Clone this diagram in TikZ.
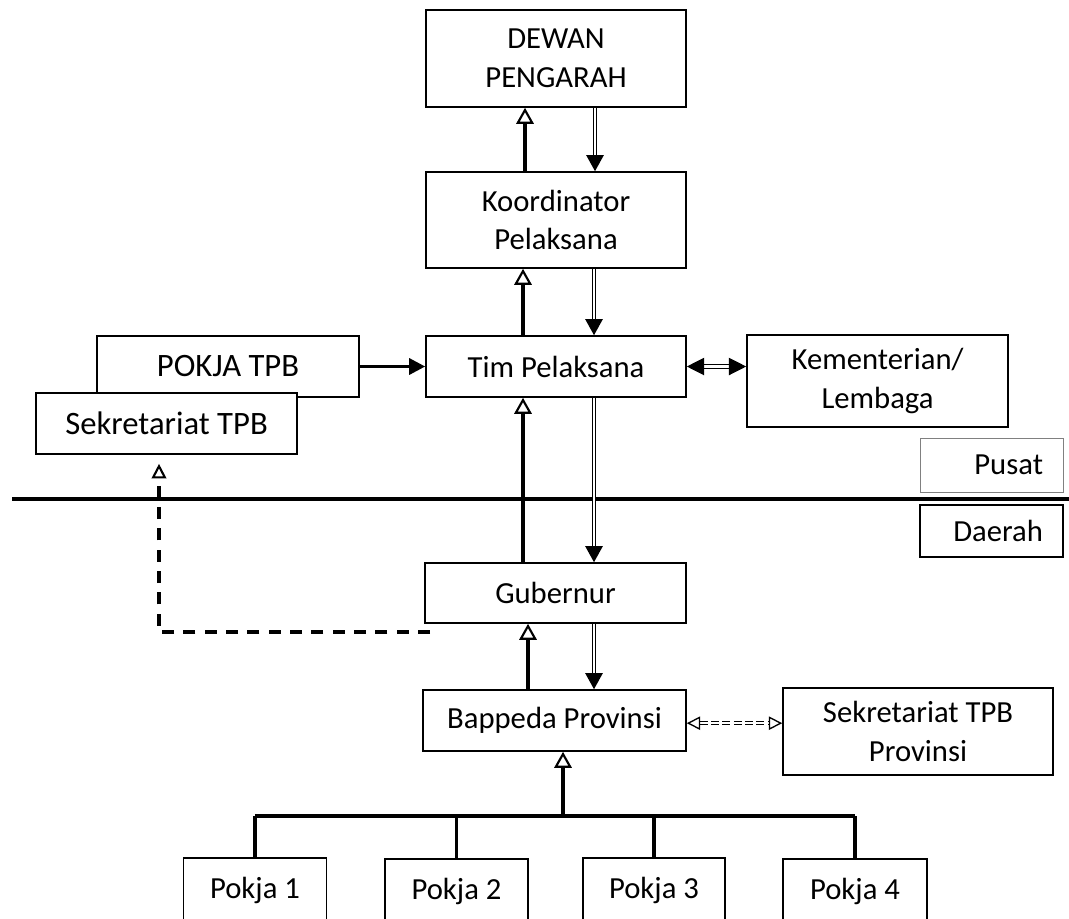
\documentclass[tikz,border=0pt]{standalone}
\usepackage{fontspec}
\setmainfont{Carlito}
\usetikzlibrary{arrows.meta}
\begin{document}
\begin{tikzpicture}[x=0.75pt,y=-0.75pt,
  box/.style={draw,line width=1.2pt,fill=white,inner sep=0pt,align=center,
    font=\fontsize{23}{29}\selectfont},
  bigbox/.style={box,font=\fontsize{24.5}{29}\selectfont},
  sidebox/.style={box,text width=77.25pt,inner xsep=15pt,align=right,minimum width=107.25pt},
  uparrow/.style={line width=2.8pt,-{Triangle[open,length=12pt,width=13pt,line width=1.6pt]}},
  downarrow/.style={double,double distance=1.6pt,line width=0.9pt,-{Triangle[length=12pt,width=13pt]}},
  twoway/.style={double,double distance=1.6pt,line width=0.9pt,{Triangle[length=13pt,width=13pt]}-{Triangle[length=13pt,width=13pt]}},
  dashtwoway/.style={double,double distance=1.6pt,line width=0.9pt,dash pattern=on 6pt off 2.5pt,
    {Triangle[open,length=10pt,width=10pt,line width=1pt]}-{Triangle[open,length=10pt,width=10pt,line width=1pt]}},
  solidarrow/.style={line width=2.4pt,-{Triangle[length=12pt,width=12pt]}},
  barline/.style={line width=2.5pt},
  dashline/.style={line width=3pt,dash pattern=on 9pt off 7pt,
    -{Triangle[open,length=11pt,width=11pt,line width=1.6pt]}}
]
\clip (0,0) rectangle (1069,918);
\fill[white] (0,0) rectangle (1069,918);

% boxes
\node[box,minimum width=195pt,minimum height=72.75pt] (dewan) at (556,58.5) {DEWAN\\PENGARAH};
\node[box,minimum width=195pt,minimum height=72pt] (koord) at (556,220) {Koordinator\\Pelaksana};
\node[box,minimum width=195pt,minimum height=45.75pt] (tim) at (556,366.5) {Tim Pelaksana};
\node[bigbox,minimum width=196.5pt,minimum height=45.75pt] (pokja) at (228,366.5) {POKJA TPB};
\node[bigbox,minimum width=195.75pt,minimum height=45.75pt] (sek) at (166.5,423.5) {Sekretariat TPB};
\node[box,minimum width=195.75pt,minimum height=69pt] (kem) at (877.5,381) {Kementerian/\\Lembaga};
\node[sidebox,draw=gray,line width=0.6pt,minimum height=40.5pt] (pusat) at (991.5,465) {Pusat};
\node[sidebox,minimum height=39pt] (daerah) at (991.5,531) {Daerah};
\node[box,minimum width=195.75pt,minimum height=45pt] (gub) at (555.5,593) {Gubernur};
\node[box,minimum width=197.25pt,minimum height=45.75pt] (bap) at (554.5,720.5) {Bappeda Provinsi};
\node[box,minimum width=202.5pt,minimum height=65pt] (sekprov) at (918,731.5) {Sekretariat TPB\\Provinsi};
\node[box,minimum width=107.25pt,minimum height=48pt] (p1) at (255,890) {Pokja 1};
\node[box,minimum width=107.25pt,minimum height=48pt] (p2) at (456.5,891) {Pokja 2};
\node[box,minimum width=106.5pt,minimum height=48pt] (p3) at (654,890) {Pokja 3};
\node[box,minimum width=108pt,minimum height=48pt] (p4) at (855,891) {Pokja 4};

% divider
\coordinate (divL) at (12,499);
\coordinate (divR) at (1069,499);
\draw[line width=3.4pt] (divL) -- (divR);

% column coordinates
\coordinate (cu1) at (525,0);
\coordinate (cd1) at (595,0);
\coordinate (cu2) at (523,0);
\coordinate (cd2) at (594,0);
\coordinate (cu3) at (528,0);
\coordinate (cd3) at (594,0);

\draw[uparrow] (cu1 |- koord.north) -- (cu1 |- dewan.south);
\draw[downarrow] (cd1 |- dewan.south) -- (cd1 |- koord.north);
\draw[uparrow] (cu2 |- tim.north) -- (cu2 |- koord.south);
\draw[downarrow] (cd2 |- koord.south) -- (cd2 |- tim.north);
\draw[uparrow] (cu2 |- gub.north) -- (cu2 |- tim.south);
\draw[downarrow] (cd2 |- tim.south) -- (cd2 |- gub.north);
\draw[uparrow] (cu3 |- bap.north) -- (cu3 |- gub.south);
\draw[downarrow] (cd3 |- gub.south) -- (cd3 |- bap.north);

\draw[solidarrow] (pokja.east) -- (tim.west);
\draw[twoway] (tim.east) -- (kem.west |- tim.east);
\draw[dashtwoway] ([yshift=-2pt]bap.east) -- ([yshift=-2pt]sekprov.west |- bap.east);

% pokja tree
\coordinate (bary) at (0,816);
\coordinate (cb) at (563,816);
\draw[barline] (p1.north |- bary) -- (p4.north |- bary);
\draw[barline] (p1.north |- bary) -- (p1.north);
\draw[barline] (p2.north |- bary) -- (p2.north);
\draw[barline] (p3.north |- bary) -- (p3.north);
\draw[barline] (p4.north |- bary) -- (p4.north);
\draw[uparrow] (cb) -- (cb |- bap.south);

% dashed link Gubernur -> Sekretariat TPB
\coordinate (ds) at (430,632);
\coordinate (dc) at (159,632);
\draw[dashline,shorten >=6.75pt] (ds) -- (dc) -- (dc |- sek.south);
\end{tikzpicture}
\end{document}
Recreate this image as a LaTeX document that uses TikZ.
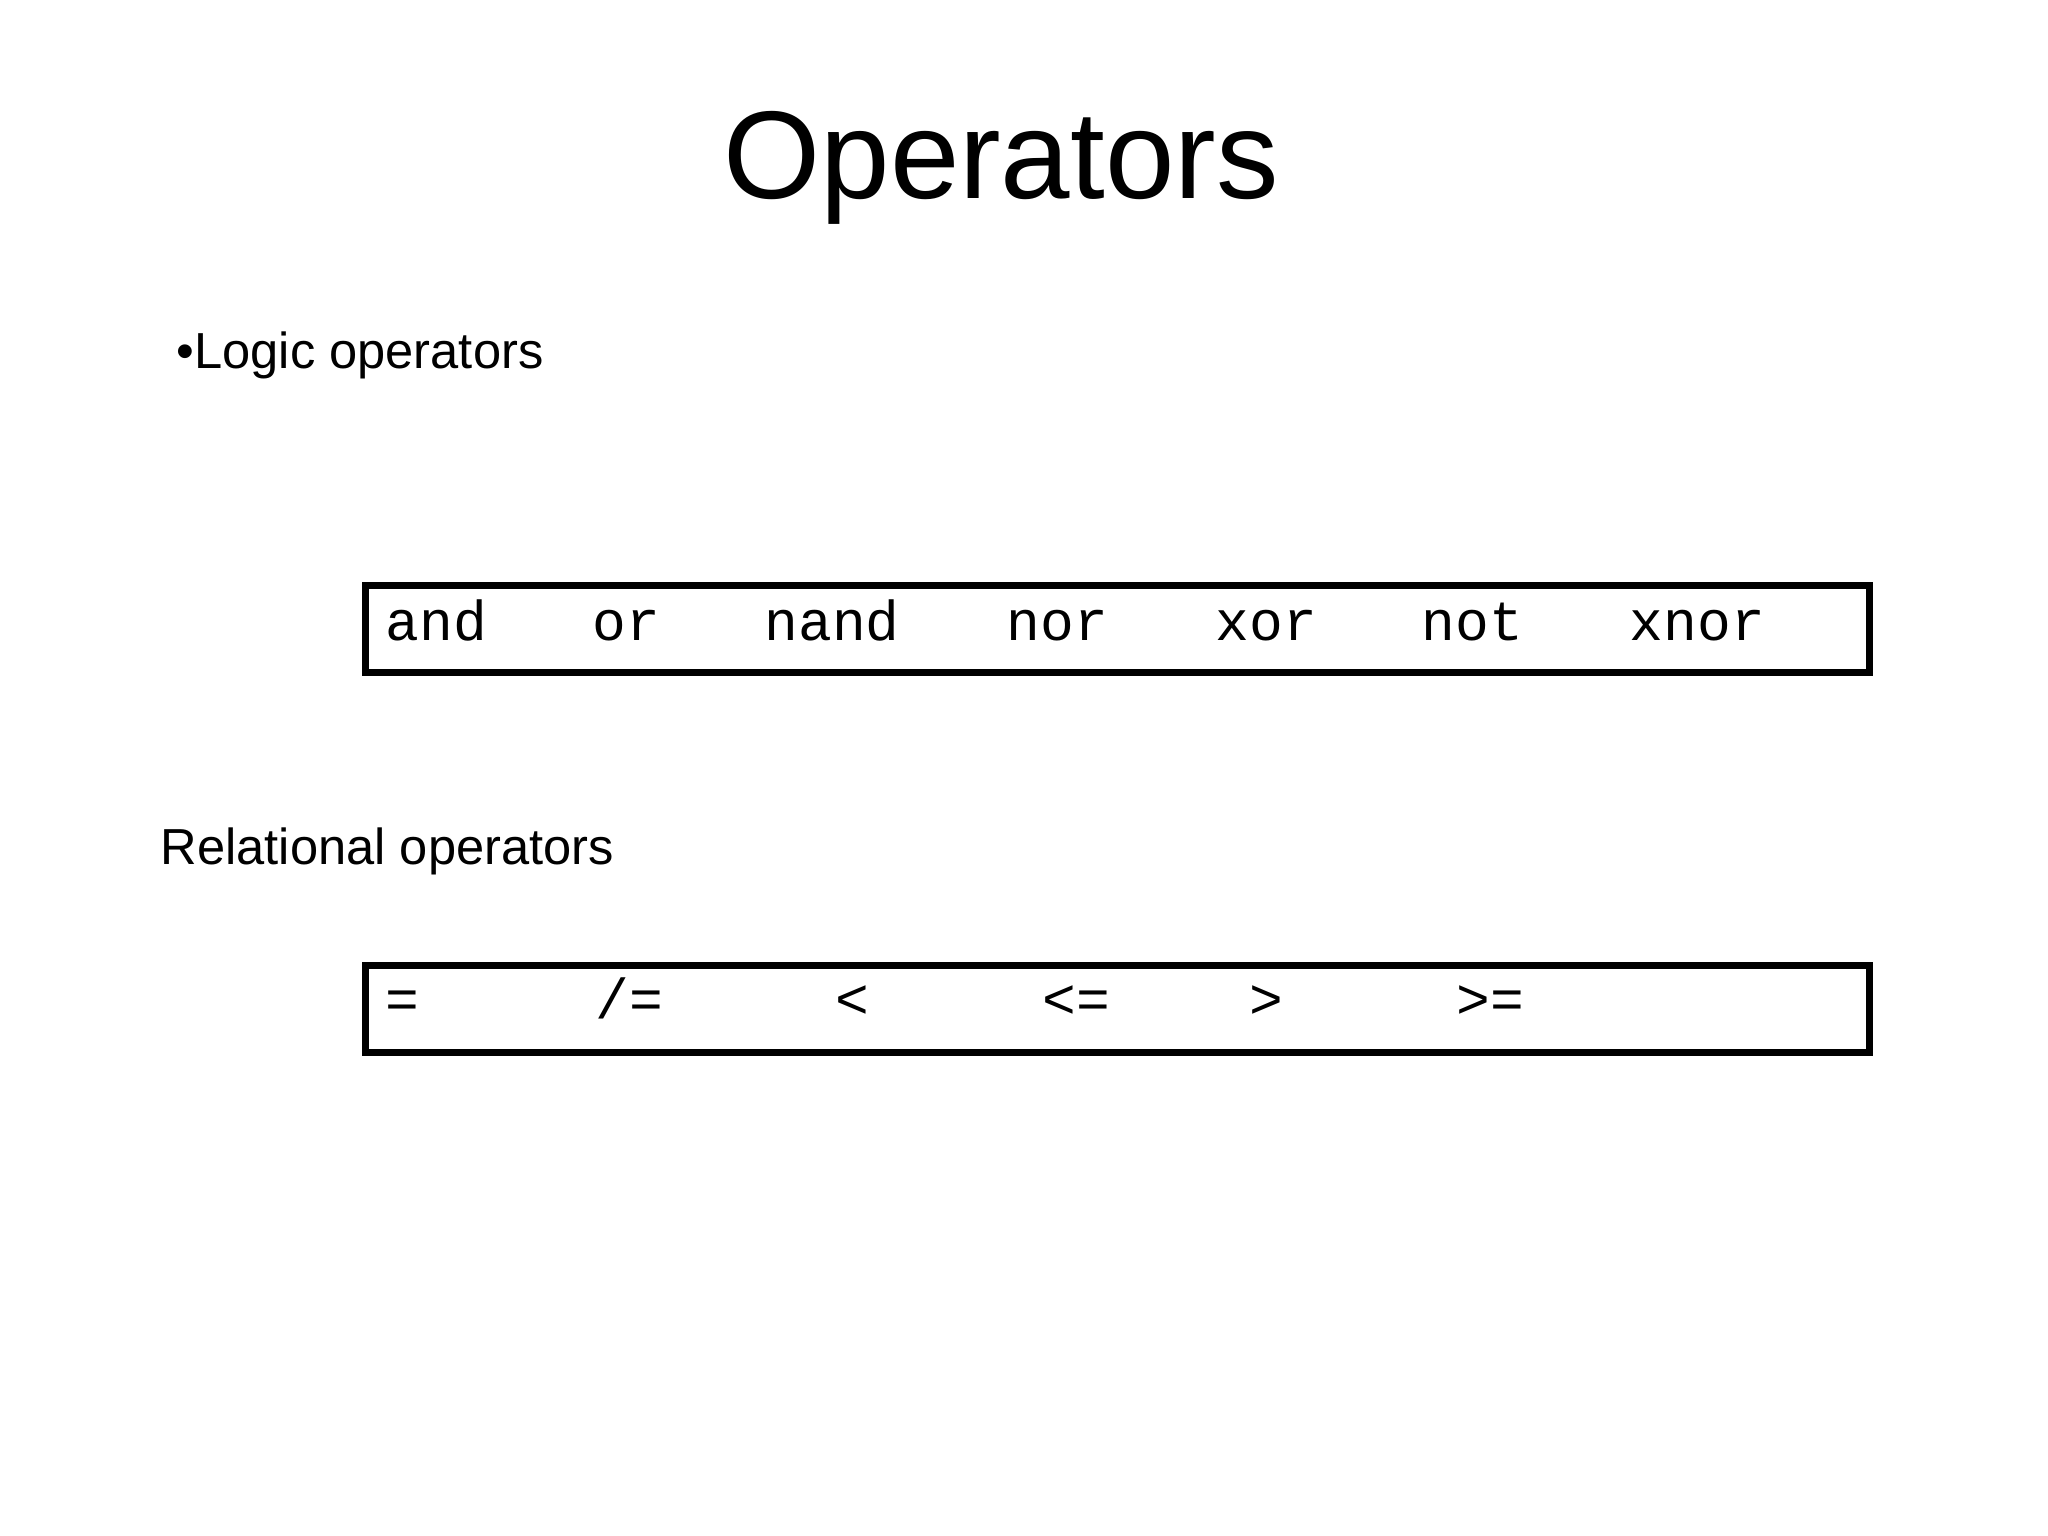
\documentclass[tikz,border=0pt]{standalone}
\usepackage{fontspec}
\setmainfont{Liberation Sans}
\setmonofont{Liberation Mono}
\usetikzlibrary{positioning}

\tikzset{
  opbox/.style={draw=black, line width=2pt, minimum width=15.03cm, minimum height=0.87cm, anchor=north west},
  optext/.style={font=\fontsize{16}{18}\selectfont\ttfamily, anchor=base west, inner sep=0pt},
  heading/.style={font=\fontsize{14.4}{17}\selectfont, anchor=base west, inner sep=0pt}
}

\begin{document}
\begin{tikzpicture}[x=0.01cm,y=-0.01cm]
  \useasboundingbox (0,0) rectangle (2048,1536);

  % title
  \node[font=\fontsize{35.5}{42}\selectfont, anchor=base] (title) at (1001,198) {Operators};

  % logic operators
  \node[heading] (logic) at (176,368) {\textbullet Logic operators};
  \node[opbox] (logicbox) at (362,582) {};
  \foreach \op/\px [count=\i] in {and/385, or/592, nand/764, nor/1006, xor/1215, not/1421, xnor/1629}
    \node[optext] (lop\i) at (\px,640) {\op};

  % relational operators
  \node[heading] (rel) at (160,864) {Relational operators};
  \node[opbox] (relbox) at (362,962) {};
  \foreach \op/\px [count=\i] in {{=}/385, {/=}/595, {<}/835, {<=}/1042, {>}/1249, {>=}/1456}
    \node[optext] (rop\i) at (\px,1018) {\op};
\end{tikzpicture}
\end{document}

GIVEN REQUEST: Leaving out the pictures, repeat the data above exactly.

OUTPUT FOR THIS EXERCISE:
Clone this diagram in TikZ.
\documentclass[tikz,border=0pt]{standalone}
\usepackage{fontspec}
\setmainfont{Carlito}
\usetikzlibrary{arrows.meta}
\begin{document}
\begin{tikzpicture}[x=0.75pt,y=-0.75pt,
  box/.style={draw,line width=1.2pt,fill=white,inner sep=0pt,align=center,
    font=\fontsize{23}{29}\selectfont},
  bigbox/.style={box,font=\fontsize{24.5}{29}\selectfont},
  sidebox/.style={box,text width=77.25pt,inner xsep=15pt,align=right,minimum width=107.25pt},
  uparrow/.style={line width=2.8pt,-{Triangle[open,length=12pt,width=13pt,line width=1.6pt]}},
  downarrow/.style={double,double distance=1.6pt,line width=0.9pt,-{Triangle[length=12pt,width=13pt]}},
  twoway/.style={double,double distance=1.6pt,line width=0.9pt,{Triangle[length=13pt,width=13pt]}-{Triangle[length=13pt,width=13pt]}},
  dashtwoway/.style={double,double distance=1.6pt,line width=0.9pt,dash pattern=on 6pt off 2.5pt,
    {Triangle[open,length=10pt,width=10pt,line width=1pt]}-{Triangle[open,length=10pt,width=10pt,line width=1pt]}},
  solidarrow/.style={line width=2.4pt,-{Triangle[length=12pt,width=12pt]}},
  barline/.style={line width=2.5pt},
  dashline/.style={line width=3pt,dash pattern=on 9pt off 7pt,
    -{Triangle[open,length=11pt,width=11pt,line width=1.6pt]}}
]
\clip (0,0) rectangle (1069,918);
\fill[white] (0,0) rectangle (1069,918);

% boxes
\node[box,minimum width=195pt,minimum height=72.75pt] (dewan) at (556,58.5) {DEWAN\\PENGARAH};
\node[box,minimum width=195pt,minimum height=72pt] (koord) at (556,220) {Koordinator\\Pelaksana};
\node[box,minimum width=195pt,minimum height=45.75pt] (tim) at (556,366.5) {Tim Pelaksana};
\node[bigbox,minimum width=196.5pt,minimum height=45.75pt] (pokja) at (228,366.5) {POKJA TPB};
\node[bigbox,minimum width=195.75pt,minimum height=45.75pt] (sek) at (166.5,423.5) {Sekretariat TPB};
\node[box,minimum width=195.75pt,minimum height=69pt] (kem) at (877.5,381) {Kementerian/\\Lembaga};
\node[sidebox,draw=gray,line width=0.6pt,minimum height=40.5pt] (pusat) at (991.5,465) {Pusat};
\node[sidebox,minimum height=39pt] (daerah) at (991.5,531) {Daerah};
\node[box,minimum width=195.75pt,minimum height=45pt] (gub) at (555.5,593) {Gubernur};
\node[box,minimum width=197.25pt,minimum height=45.75pt] (bap) at (554.5,720.5) {Bappeda Provinsi};
\node[box,minimum width=202.5pt,minimum height=65pt] (sekprov) at (918,731.5) {Sekretariat TPB\\Provinsi};
\node[box,minimum width=107.25pt,minimum height=48pt] (p1) at (255,890) {Pokja 1};
\node[box,minimum width=107.25pt,minimum height=48pt] (p2) at (456.5,891) {Pokja 2};
\node[box,minimum width=106.5pt,minimum height=48pt] (p3) at (654,890) {Pokja 3};
\node[box,minimum width=108pt,minimum height=48pt] (p4) at (855,891) {Pokja 4};

% divider
\coordinate (divL) at (12,499);
\coordinate (divR) at (1069,499);
\draw[line width=3.4pt] (divL) -- (divR);

% column coordinates
\coordinate (cu1) at (525,0);
\coordinate (cd1) at (595,0);
\coordinate (cu2) at (523,0);
\coordinate (cd2) at (594,0);
\coordinate (cu3) at (528,0);
\coordinate (cd3) at (594,0);

\draw[uparrow] (cu1 |- koord.north) -- (cu1 |- dewan.south);
\draw[downarrow] (cd1 |- dewan.south) -- (cd1 |- koord.north);
\draw[uparrow] (cu2 |- tim.north) -- (cu2 |- koord.south);
\draw[downarrow] (cd2 |- koord.south) -- (cd2 |- tim.north);
\draw[uparrow] (cu2 |- gub.north) -- (cu2 |- tim.south);
\draw[downarrow] (cd2 |- tim.south) -- (cd2 |- gub.north);
\draw[uparrow] (cu3 |- bap.north) -- (cu3 |- gub.south);
\draw[downarrow] (cd3 |- gub.south) -- (cd3 |- bap.north);

\draw[solidarrow] (pokja.east) -- (tim.west);
\draw[twoway] (tim.east) -- (kem.west |- tim.east);
\draw[dashtwoway] ([yshift=-2pt]bap.east) -- ([yshift=-2pt]sekprov.west |- bap.east);

% pokja tree
\coordinate (bary) at (0,816);
\coordinate (cb) at (563,816);
\draw[barline] (p1.north |- bary) -- (p4.north |- bary);
\draw[barline] (p1.north |- bary) -- (p1.north);
\draw[barline] (p2.north |- bary) -- (p2.north);
\draw[barline] (p3.north |- bary) -- (p3.north);
\draw[barline] (p4.north |- bary) -- (p4.north);
\draw[uparrow] (cb) -- (cb |- bap.south);

% dashed link Gubernur -> Sekretariat TPB
\coordinate (ds) at (430,632);
\coordinate (dc) at (159,632);
\draw[dashline,shorten >=6.75pt] (ds) -- (dc) -- (dc |- sek.south);
\end{tikzpicture}
\end{document}
Recreate this image as a LaTeX document that uses TikZ.
\documentclass[tikz,border=0pt]{standalone}
\usepackage{fontspec}
\setmainfont{Liberation Sans}
\setmonofont{Liberation Mono}
\usetikzlibrary{positioning}

\tikzset{
  opbox/.style={draw=black, line width=2pt, minimum width=15.03cm, minimum height=0.87cm, anchor=north west},
  optext/.style={font=\fontsize{16}{18}\selectfont\ttfamily, anchor=base west, inner sep=0pt},
  heading/.style={font=\fontsize{14.4}{17}\selectfont, anchor=base west, inner sep=0pt}
}

\begin{document}
\begin{tikzpicture}[x=0.01cm,y=-0.01cm]
  \useasboundingbox (0,0) rectangle (2048,1536);

  % title
  \node[font=\fontsize{35.5}{42}\selectfont, anchor=base] (title) at (1001,198) {Operators};

  % logic operators
  \node[heading] (logic) at (176,368) {\textbullet Logic operators};
  \node[opbox] (logicbox) at (362,582) {};
  \foreach \op/\px [count=\i] in {and/385, or/592, nand/764, nor/1006, xor/1215, not/1421, xnor/1629}
    \node[optext] (lop\i) at (\px,640) {\op};

  % relational operators
  \node[heading] (rel) at (160,864) {Relational operators};
  \node[opbox] (relbox) at (362,962) {};
  \foreach \op/\px [count=\i] in {{=}/385, {/=}/595, {<}/835, {<=}/1042, {>}/1249, {>=}/1456}
    \node[optext] (rop\i) at (\px,1018) {\op};
\end{tikzpicture}
\end{document}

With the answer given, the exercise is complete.